Periodic detention is designed to keep offenders with good prospects of rehabilitation away from full-time custody because of their age, the nature of their crime, their criminal history or other personal factors.
It aims to help criminals turn their lives around by allowing them to remain in the community throughout the week to work or have the support of their family network.
The inmates are typically taken in on Friday night, stay two nights and are released on Sunday afternoon.
But the government says the use of weekend detention in the territory, which began in 1995, has become outdated. The ACT is the last jurisdiction in the country to employ the practice and some states got rid of it 40 years ago.
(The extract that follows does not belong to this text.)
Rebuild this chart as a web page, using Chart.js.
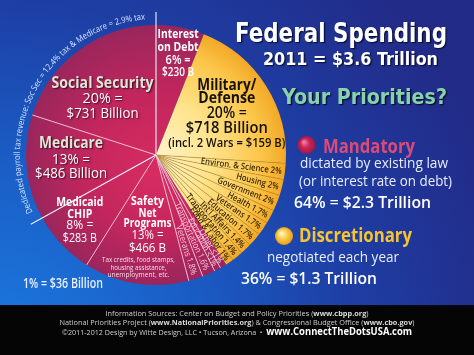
<!DOCTYPE html>
<html><head><meta charset="utf-8">
<script src="https://cdn.jsdelivr.net/npm/chart.js@4.4.1/dist/chart.umd.min.js"></script>
<style>
html,body{margin:0;padding:0;width:474px;height:355px;overflow:hidden;background:#222a86;}
#bg{position:absolute;left:0;top:0;width:474px;height:355px;
 background:radial-gradient(circle at 0% 100%, #1b7ae0 0%, #1a5ec6 32%, #1e3ea4 60%, #222b88 88%);}
#foot{position:absolute;left:0;top:305px;width:474px;height:50px;background:linear-gradient(#0a0a14 0px,#050505 3px);}
canvas{position:absolute;left:0;top:0;}
</style></head><body>
<div id="bg"></div><div id="foot"></div>
<canvas id="c" width="474" height="355"></canvas>
<script>
// ---------- DATA ----------
const categories = ['Interest\non Debt','Military/\nDefense','Environ. & Science','Housing','Government','Health','Veterans','Education',"Int'l Affairs",'Transportation','Food & Labor','Other','Education','Transportation','Veterans','Safety\nNet\nPrograms','Medicaid\nCHIP','Medicare','Social Security'];
const shares = [6,20,2,2,2,1.7,1.7,1.7,1.4,1.4,1,0.8,0.8,1.6,1.8,13,8,13,20];
const shareLabels = ['6%','20%','2%','2%','2%','1.7%','1.7%','1.7%','1.4%','1.4%','1%','<1%','<1%','1.6%','1.8%','13%','8%','13%','20%'];
const amounts = ['$230 B','$718 Billion','','','','','','','','','','','','','','$466 B','$283 B','$486 Billion','$731 Billion'];
const budgetType = ['Mandatory','Discretionary','Discretionary','Discretionary','Discretionary','Discretionary','Discretionary','Discretionary','Discretionary','Discretionary','Discretionary','Mandatory','Mandatory','Mandatory','Mandatory','Mandatory','Mandatory','Mandatory','Mandatory'];
const titleLines = ['Federal Spending','2011 = $3.6 Trillion','Your Priorities?'];
const groupNames = ['Mandatory','Discretionary'];
const groupNotes = [['dictated by existing law','(or interest rate on debt)'],['negotiated each year']];
const groupTotals = ['64% = $2.3 Trillion','36% = $1.3 Trillion'];
const scaleNote = '1% = $36 Billion';
const warsNote = '(incl. 2 Wars = $159 B)';
const safetyNote = ['Tax credits, food stamps,','housing assistance,','unemployment, etc.'];
const payrollNote = 'Dedicated payroll tax revenue: Soc Sec = 12.4% tax & Medicare = 2.9% tax';
const footerLines = [
 [['Information Sources: Center on Budget and Policy Priorities (','n'],['www.cbpp.org','b'],[')','n']],
 [['National Priorities Project (','n'],['www.NationalPriorities.org','b'],[') & Congressional Budget Office (','n'],['www.cbo.gov','b'],[')','n']],
 [['\u00A92011-2012 Design by Witte Design, LLC \u2022 Tucson, Arizona  \u2022  ','n'],['www.ConnectTheDotsUSA.com','B']]
];

// ---------- STYLE / PLACEMENT ----------
const F = "'Open Sans','Noto Sans',sans-serif";
const FT = "'DejaVu Sans Condensed','DejaVu Sans',sans-serif";
const bigStyle = {
 0:{t:.59,rf:.77,dy:[-19.4,-6.4,6.6,18.6],nf:'bold 12.5px',vf:'600 12.5px',nc:'#fff',vc:'#fff',w:[41,41,25,32]},
 1:{t:.53,rf:.63,dy:[-24,-11,4,19,33],nf:'bold 16.5px',vf:'600 15.5px',nc:'#161208',vc:'#161208',w:[59,57,40,82,117],ef:'600 12.5px'},
 18:{t:.40,rf:.60,dy:[-10,5,20],nf:'bold 15.5px',vf:'15px',nc:'#dfe6d6',vc:'#ffffff',w:[102,40,72],sh:true},
 17:{t:.575,rf:.654,dy:[-10,6,20],nf:'bold 15.5px',vf:'15px',nc:'#dfe6d6',vc:'#ffffff',w:[64,38,72],sh:true},
 16:{t:.60,rf:.77,dy:[-14,-2,9.5,22],nf:'bold 13px',vf:'13px',nc:'#fff',vc:'#fff',w:[47,25,27,34]},
 15:{t:.46,rf:.543,dy:[-20,-8,2,14,27],nf:'bold 13px',vf:'13px',nc:'#fff',vc:'#fff',w:[33,18,48,32,37]}
};

function txt(ctx,s,x,y,o){
  ctx.save();
  ctx.font=o.font; ctx.fillStyle=o.color||'#fff'; ctx.textBaseline='alphabetic';
  const m=ctx.measureText(s).width;
  const sc=o.w? o.w/m : (o.cond||0.88);
  ctx.translate(x,y); ctx.scale(sc,1);
  if(o.sh){ctx.shadowColor=o.sh;ctx.shadowOffsetX=1.2;ctx.shadowOffsetY=1.2;ctx.shadowBlur=1.5;}
  ctx.textAlign=o.align||'center';
  ctx.fillText(s,0,0);
  ctx.restore();
}
function rich(ctx,segs,cx,y,w){
  const fonts={n:'7.6px '+F,b:'bold 7.6px '+F,B:'bold 10px '+F};
  const cols={n:'#cfcfd2',b:'#dcdcde',B:'#ffffff'};
  let tot=0; const ms=segs.map(s=>{ctx.font=fonts[s[1]];const m=ctx.measureText(s[0]).width;tot+=m;return m;});
  const sc=w/tot; let x=cx-w/2;
  segs.forEach((s,i)=>{ctx.save();ctx.font=fonts[s[1]];ctx.fillStyle=cols[s[1]];ctx.textAlign='left';ctx.translate(x,y);ctx.scale(sc,1);ctx.fillText(s[0],0,0);ctx.restore();x+=ms[i]*sc;});
}
function ball(ctx,x,y,r,c0,c1,c2){
  const g=ctx.createRadialGradient(x-r*0.3,y-r*0.35,r*0.1,x,y,r);
  g.addColorStop(0,c0);g.addColorStop(0.45,c1);g.addColorStop(1,c2);
  ctx.save();ctx.beginPath();ctx.arc(x,y,r,0,Math.PI*2);ctx.fillStyle=g;ctx.fill();ctx.restore();
}

let gradCache=null;
function sliceColor(c){
  const chart=c.chart, a=chart.chartArea;
  if(!a) return '#c02858';
  if(!gradCache){
    const cx=(a.left+a.right)/2, cy=(a.top+a.bottom)/2, r=Math.min(a.right-a.left,a.bottom-a.top)/2;
    const red=chart.ctx.createRadialGradient(cx,cy+20,0,cx,cy,r);
    red.addColorStop(0,'#d82c62');red.addColorStop(0.55,'#c2265c');red.addColorStop(1,'#9a265c');
    const yel=chart.ctx.createRadialGradient(cx,cy,0,cx,cy,r);
    yel.addColorStop(0,'#fff3c8');yel.addColorStop(0.4,'#ffe590');yel.addColorStop(0.8,'#fcc64a');yel.addColorStop(1,'#f3a826');
    gradCache={red,yel};
  }
  return budgetType[c.dataIndex]==='Mandatory'?gradCache.red:gradCache.yel;
}

const overlay={
  id:'overlay',
  afterDatasetsDraw(chart){
    const ctx=chart.ctx;
    const arcs=chart.getDatasetMeta(0).data;
    const n=arcs.length;
    const cx=arcs[0].x, cy=arcs[0].y, R=arcs[0].outerRadius;
    // separators
    for(let i=0;i<n;i++){
      const a=arcs[i].startAngle, p=(i-1+n)%n;
      const t1=budgetType[p], t2=budgetType[i];
      let col=null,lw=1,len=R;
      if(t1==='Mandatory'&&t2==='Mandatory'){col='rgba(250,205,220,0.9)';lw=1;}
      else if(t1==='Discretionary'&&t2==='Discretionary'){col='rgba(190,135,20,0.85)';lw=0.7;}
      if(i===0||i===17){col='#eef0ff';lw=1.1;len=R+13;}
      if(!col) continue;
      ctx.save();ctx.strokeStyle=col;ctx.lineWidth=lw;ctx.beginPath();
      ctx.moveTo(cx,cy);ctx.lineTo(cx+len*Math.cos(a),cy+len*Math.sin(a));ctx.stroke();ctx.restore();
    }
    // small radial labels
    for(let i=0;i<n;i++){
      if(bigStyle[i]) continue;
      const mid=(arcs[i].startAngle+arcs[i].endAngle)/2;
      const yel=budgetType[i]==='Discretionary';
      ctx.save();ctx.translate(cx,cy);ctx.rotate(mid);
      ctx.font=(yel?'600 9px ':'9px ')+F;ctx.fillStyle=yel?'#3a2906':'#f7c6d8';
      ctx.textAlign='right';ctx.textBaseline='middle';
      const sc=0.86; ctx.scale(sc,1);
      ctx.fillText(categories[i]+' '+shareLabels[i],(R*(yel?0.975:0.965))/sc,0.5);
      ctx.restore();
    }
    // big labels
    Object.keys(bigStyle).forEach(k=>{
      const i=+k, st=bigStyle[i], arc=arcs[i];
      const ang=arc.startAngle+st.t*(arc.endAngle-arc.startAngle);
      const ax=cx+st.rf*R*Math.cos(ang), ay=cy+st.rf*R*Math.sin(ang);
      const lines=categories[i].split('\n').map(s=>({s,f:st.nf,c:st.nc}))
        .concat([{s:shareLabels[i]+' =',f:st.vf,c:st.vc},{s:amounts[i],f:st.vf,c:st.vc}]);
      if(i===1) lines.push({s:warsNote,f:st.ef,c:st.vc});
      lines.forEach((L,j)=>{
        txt(ctx,L.s,ax,ay+st.dy[j],{font:L.f+' '+F,color:L.c,w:st.w[j],sh:st.sh?'rgba(40,0,20,0.75)':null});
      });
      if(i===15){
        const ws=[73,56,62],dys=[37,44.5,52];
        safetyNote.forEach((s,j)=>txt(ctx,s,ax-9,ay+dys[j],{font:'7.5px '+F,color:'#f4dbe6',w:ws[j]}));
      }
    });
    // payroll arc text
    const a0=arcs[17].startAngle+4*Math.PI/180, a1=arcs[0].startAngle+2*Math.PI-4.5*Math.PI/180;
    const rb=R+6;
    ctx.save();ctx.font='8.6px '+F;ctx.fillStyle='#d4e2ff';ctx.textAlign='center';ctx.textBaseline='alphabetic';
    const chars=[...payrollNote]; const ws=chars.map(ch=>ctx.measureText(ch).width);
    const tot=ws.reduce((a,b)=>a+b,0); const sc=((a1-a0)*rb)/tot;
    let a=a0;
    chars.forEach((ch,j)=>{
      const da=ws[j]*sc/rb; const am=a+da/2;
      ctx.save();ctx.translate(cx+rb*Math.cos(am),cy+rb*Math.sin(am));ctx.rotate(am+Math.PI/2);ctx.scale(sc,1);
      ctx.fillText(ch,0,0);ctx.restore(); a+=da;
    });
    ctx.restore();
  },
  afterDraw(chart){
    const ctx=chart.ctx;
    // titles
    txt(ctx,titleLines[0],235,42,{font:'bold 27px '+FT,color:'#ffffff',w:212,align:'left',sh:'rgba(0,0,20,0.8)'});
    txt(ctx,titleLines[1],263,65,{font:'bold 18px '+FT,color:'#ffffff',w:175,align:'left',sh:'rgba(0,0,20,0.8)'});
    txt(ctx,titleLines[2],282,104,{font:'bold 21px '+FT,color:'#86d2ae',w:165,align:'left',sh:'rgba(0,0,20,0.9)'});
    // legend groups
    ball(ctx,306.5,145,9,'#f07a9e','#cc2458','#9a1a48');
    txt(ctx,groupNames[0],323,152.5,{font:'bold 20px '+F,color:'#dc4a7a',w:92,align:'left'});
    txt(ctx,groupNotes[0][0],300,168,{font:'15px '+F,color:'#e8edff',w:148,align:'left'});
    txt(ctx,groupNotes[0][1],299,185.5,{font:'15px '+F,color:'#e8edff',w:153,align:'left'});
    txt(ctx,groupTotals[0],294,207.5,{font:'600 17px '+F,color:'#ffffff',w:137,align:'left'});
    ball(ctx,284,236,9,'#fff6c8','#fbd050','#eb9c18');
    txt(ctx,groupNames[1],299,242,{font:'bold 20px '+F,color:'#f6c431',w:113,align:'left'});
    txt(ctx,groupNotes[1][0],267,262,{font:'15px '+F,color:'#e8edff',w:132,align:'left'});
    txt(ctx,groupTotals[1],241,284,{font:'600 17px '+F,color:'#ffffff',w:136,align:'left'});
    txt(ctx,scaleNote,23,288,{font:'600 14px '+F,color:'#e6eeff',w:80,align:'left'});
    // footer
    rich(ctx,footerLines[0],237,316,263);
    rich(ctx,footerLines[1],237,324.8,355);
    rich(ctx,footerLines[2],237,334.5,350);
  }
};

new Chart(document.getElementById('c'),{
  type:'pie',
  data:{labels:categories,datasets:[{data:shares,backgroundColor:sliceColor,borderWidth:0}]},
  options:{responsive:false,animation:false,devicePixelRatio:1,
    layout:{padding:{left:26,right:188,top:25,bottom:70}},
    plugins:{legend:{display:false},tooltip:{enabled:false},title:{display:false}}},
  plugins:[overlay]
});
</script>
</body></html>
NSW was the last state to dump periodic detention in 2010 and Queensland stopped using it as a sentencing option in 1974.
Corrections Minister Shane Rattenbury said that instead the government wanted to try to use stronger community sentencing options to divert people away from custody.
''Corrective Services will move away from periodic detention to make way for future alternative options, which may include intensive community correction orders, which will more effectively deliver on our goals of rehabilitation and reduced rates of incarceration,'' he said.
That could see a shift towards community service and other compulsory participation in programs, which Mr Rattenbury said was more effective and better for sentenced offenders.
The government's approach is similar to that taken in NSW in 2010, when ''intensive correction orders'' were introduced to replace periodic detention and keep offenders out of custody.
At the time, the state believed the move would bring about a 10 per cent drop in reoffending rates in six years.
The ACT government has assured staff from the Periodic Detention Centre in Symonston they will keep their jobs with Corrective Services.
Freeing up the weekend detention centre has previously been mooted as a possible solution to the overcrowding problems at Canberra's full-time prison, the Alexander Maconochie Centre.
The 366-bed prison experienced a rapid surge in inmate numbers in the past year.
The pressure has eased since the peak of 340 inmates by October, but the numbers have remained above 300 throughout 2014.
The permanent expansion of the AMC is still some time away and the project is still in its design phase.
It is unclear what the government would do with the empty Symonston centre once periodic detention is ended in 2016-17.
The government's announcement precedes an efficiency review designed to glean savings from Corrective Services, including the AMC and the Periodic Detention Centre.
The review is in its early stages and an initial report is not expected until the end of this year.